- Entries supplied
..............................

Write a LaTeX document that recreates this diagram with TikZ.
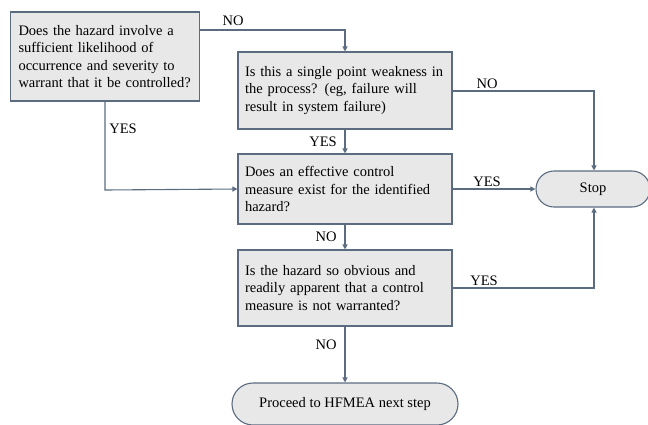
\documentclass[tikz,border=0pt]{standalone}
\usepackage{fontspec}
\setmainfont{Liberation Serif}
\usetikzlibrary{arrows.meta}
\definecolor{edge}{HTML}{5B6B80}
\definecolor{boxfill}{HTML}{E8E8E8}
\tikzset{
  qbox/.style={draw=edge, line width=1.1pt, fill=boxfill, rectangle, align=left,
    inner sep=0pt, font=\fontsize{14.5}{17.5}\selectfont},
  term/.style={draw=edge, line width=1.1pt, fill=boxfill, rounded corners=#1,
    inner sep=0pt, font=\fontsize{14.5}{17.5}\selectfont},
  lbl/.style={font=\fontsize{14.5}{17.5}\selectfont, inner sep=0pt},
  conn/.style={draw=edge, line width=1.1pt, -{Triangle[length=5pt,width=5pt]}},
}
\begin{document}
\begin{tikzpicture}[x=1pt,y=-1pt]
\useasboundingbox (0,0) rectangle (648,424);
\node[qbox, minimum width=189pt, minimum height=89pt, text width=173pt] (a) at (105,56.5)
  {\mbox{Does the hazard involve a}\\\mbox{sufficient likelihood of}\\\mbox{occurrence and severity to}\\\mbox{warrant that it be controlled?}};
\node[qbox, minimum width=214pt, minimum height=77pt, text width=200pt] (b) at (345,90.5)
  {\mbox{Is this a single point weakness in}\\\mbox{the process? (eg, failure will}\\\mbox{result in system failure)}};
\node[qbox, minimum width=214pt, minimum height=70pt, text width=200pt] (c) at (345,189)
  {\mbox{Does an effective control}\\\mbox{measure exist for the identified}\\\mbox{hazard?}};
\node[qbox, minimum width=214pt, minimum height=76pt, text width=200pt] (d) at (345,288)
  {\mbox{Is the hazard so obvious and}\\\mbox{readily apparent that a control}\\\mbox{measure is not warranted?}};
\node[term=18pt, minimum width=114pt, minimum height=36pt] (stop) at (593,189) {Stop};
\node[term=21pt, minimum width=226pt, minimum height=42pt] (proc) at (345,404) {Proceed to HFMEA next step};

\coordinate (a1) at (345,30);
\coordinate (a2) at (105,190);
\coordinate (b1) at (594,91);
\coordinate (d1) at (594,288);

\draw[conn] (a.east |- a1) -- (a1) -- (b.north);
\draw[conn] (a.south) -- (a2) -- (c.west);
\draw[conn] (b.south) -- (c.north);
\draw[conn] (b.east |- b1) -- (b1) -- (b1 |- stop.north);
\draw[conn] (c.east) -- (stop.west);
\draw[conn] (c.south) -- (d.north);
\draw[conn] (d.east) -- (d1) -- (d1 |- stop.south);
\draw[conn] (d.south) -- (proc.north);

\node[lbl] (l1) at (233,21) {NO};
\node[lbl] (l2) at (123,129) {YES};
\node[lbl] (l3) at (323,142) {YES};
\node[lbl] (l4) at (487,84) {NO};
\node[lbl] (l5) at (487,182) {YES};
\node[lbl] (l6) at (326,237) {NO};
\node[lbl] (l7) at (484,281) {YES};
\node[lbl] (l8) at (326,345) {NO};
\end{tikzpicture}
\end{document}
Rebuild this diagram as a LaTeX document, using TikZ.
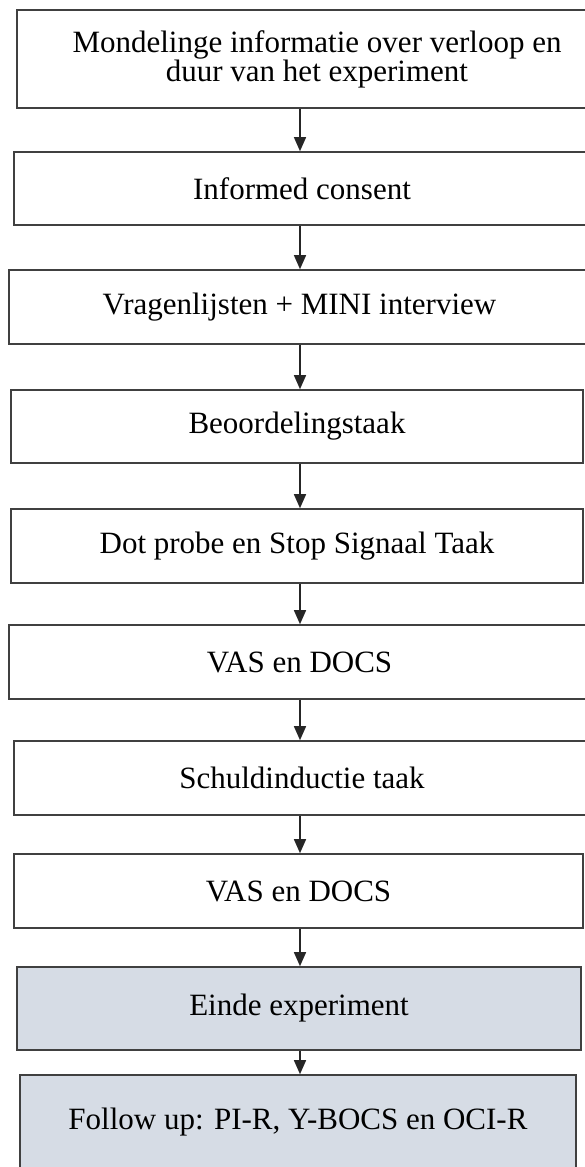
\documentclass[tikz,border=0pt]{standalone}
\usepackage{fontspec}
\setmainfont{Liberation Serif}
\usetikzlibrary{arrows.meta}
\definecolor{boxline}{RGB}{64, 64, 64}
\definecolor{endfill}{RGB}{214, 220, 229}

\begin{document}
\begin{tikzpicture}[
  x=0.5pt, y=-0.5pt,
  stepbox/.style={draw=boxline, line width=0.8pt, inner sep=0pt, align=center, font=\fontsize{15.5}{14.5}\selectfont},
  flow/.style={-{Triangle[length=7pt, width=6pt]}, line width=0.7pt, draw=black!85}
]
  \useasboundingbox (0,0) rectangle (584,1167);
  \coordinate (axis) at (300,0);

  \node[stepbox, minimum width=300pt, minimum height=49pt] (intro) at (317, 59)
    {Mondelinge informatie over verloop en\\duur van het experiment};
  \node[stepbox, minimum width=288pt, minimum height=36.5pt] (consent) at (302, 188.5) {Informed consent};
  \node[stepbox, minimum width=290.5pt, minimum height=37pt] (quest) at (299.5, 307) {Vragenlijsten + MINI interview};
  \node[stepbox, minimum width=286pt, minimum height=36.5pt] (rating) at (297, 426.5) {Beoordelingstaak};
  \node[stepbox, minimum width=286pt, minimum height=37pt] (dotprobe) at (297, 546) {Dot probe en Stop Signaal Taak};
  \node[stepbox, minimum width=290.5pt, minimum height=37pt] (vasA) at (299.5, 662) {VAS en DOCS};
  \node[stepbox, minimum width=288pt, minimum height=37pt] (guilt) at (302, 778) {Schuldinductie taak};
  \node[stepbox, minimum width=284.5pt, minimum height=37pt] (vasB) at (298.5, 891) {VAS en DOCS};
  \node[stepbox, fill=endfill, minimum width=282pt, minimum height=41.5pt] (finish) at (299, 1008.5) {Einde experiment};
  \node[stepbox, fill=endfill, minimum width=278pt, minimum height=47.5pt] (followup) at (298, 1122.5) {Follow up: PI-R, Y-BOCS en OCI-R};

  % arrows down the column
  \foreach \a/\b in {intro/consent, consent/quest, quest/rating, rating/dotprobe, dotprobe/vasA,
                     vasA/guilt, guilt/vasB, vasB/finish, finish/followup}
    \draw[flow] (\a.south -| axis) -- (\b.north -| axis);
\end{tikzpicture}
\end{document}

..............................

Take the lines above from the top of the records through the one with "minimum width=226pt, minimum" and repeat them exactly, without any pictures.

Write a LaTeX document that recreates this diagram with TikZ.
\documentclass[tikz,border=0pt]{standalone}
\usepackage{fontspec}
\setmainfont{Liberation Serif}
\usetikzlibrary{arrows.meta}
\definecolor{edge}{HTML}{5B6B80}
\definecolor{boxfill}{HTML}{E8E8E8}
\tikzset{
  qbox/.style={draw=edge, line width=1.1pt, fill=boxfill, rectangle, align=left,
    inner sep=0pt, font=\fontsize{14.5}{17.5}\selectfont},
  term/.style={draw=edge, line width=1.1pt, fill=boxfill, rounded corners=#1,
    inner sep=0pt, font=\fontsize{14.5}{17.5}\selectfont},
  lbl/.style={font=\fontsize{14.5}{17.5}\selectfont, inner sep=0pt},
  conn/.style={draw=edge, line width=1.1pt, -{Triangle[length=5pt,width=5pt]}},
}
\begin{document}
\begin{tikzpicture}[x=1pt,y=-1pt]
\useasboundingbox (0,0) rectangle (648,424);
\node[qbox, minimum width=189pt, minimum height=89pt, text width=173pt] (a) at (105,56.5)
  {\mbox{Does the hazard involve a}\\\mbox{sufficient likelihood of}\\\mbox{occurrence and severity to}\\\mbox{warrant that it be controlled?}};
\node[qbox, minimum width=214pt, minimum height=77pt, text width=200pt] (b) at (345,90.5)
  {\mbox{Is this a single point weakness in}\\\mbox{the process? (eg, failure will}\\\mbox{result in system failure)}};
\node[qbox, minimum width=214pt, minimum height=70pt, text width=200pt] (c) at (345,189)
  {\mbox{Does an effective control}\\\mbox{measure exist for the identified}\\\mbox{hazard?}};
\node[qbox, minimum width=214pt, minimum height=76pt, text width=200pt] (d) at (345,288)
  {\mbox{Is the hazard so obvious and}\\\mbox{readily apparent that a control}\\\mbox{measure is not warranted?}};
\node[term=18pt, minimum width=114pt, minimum height=36pt] (stop) at (593,189) {Stop};
\node[term=21pt, minimum width=226pt, minimum height=42pt] (proc) at (345,404) {Proceed to HFMEA next step};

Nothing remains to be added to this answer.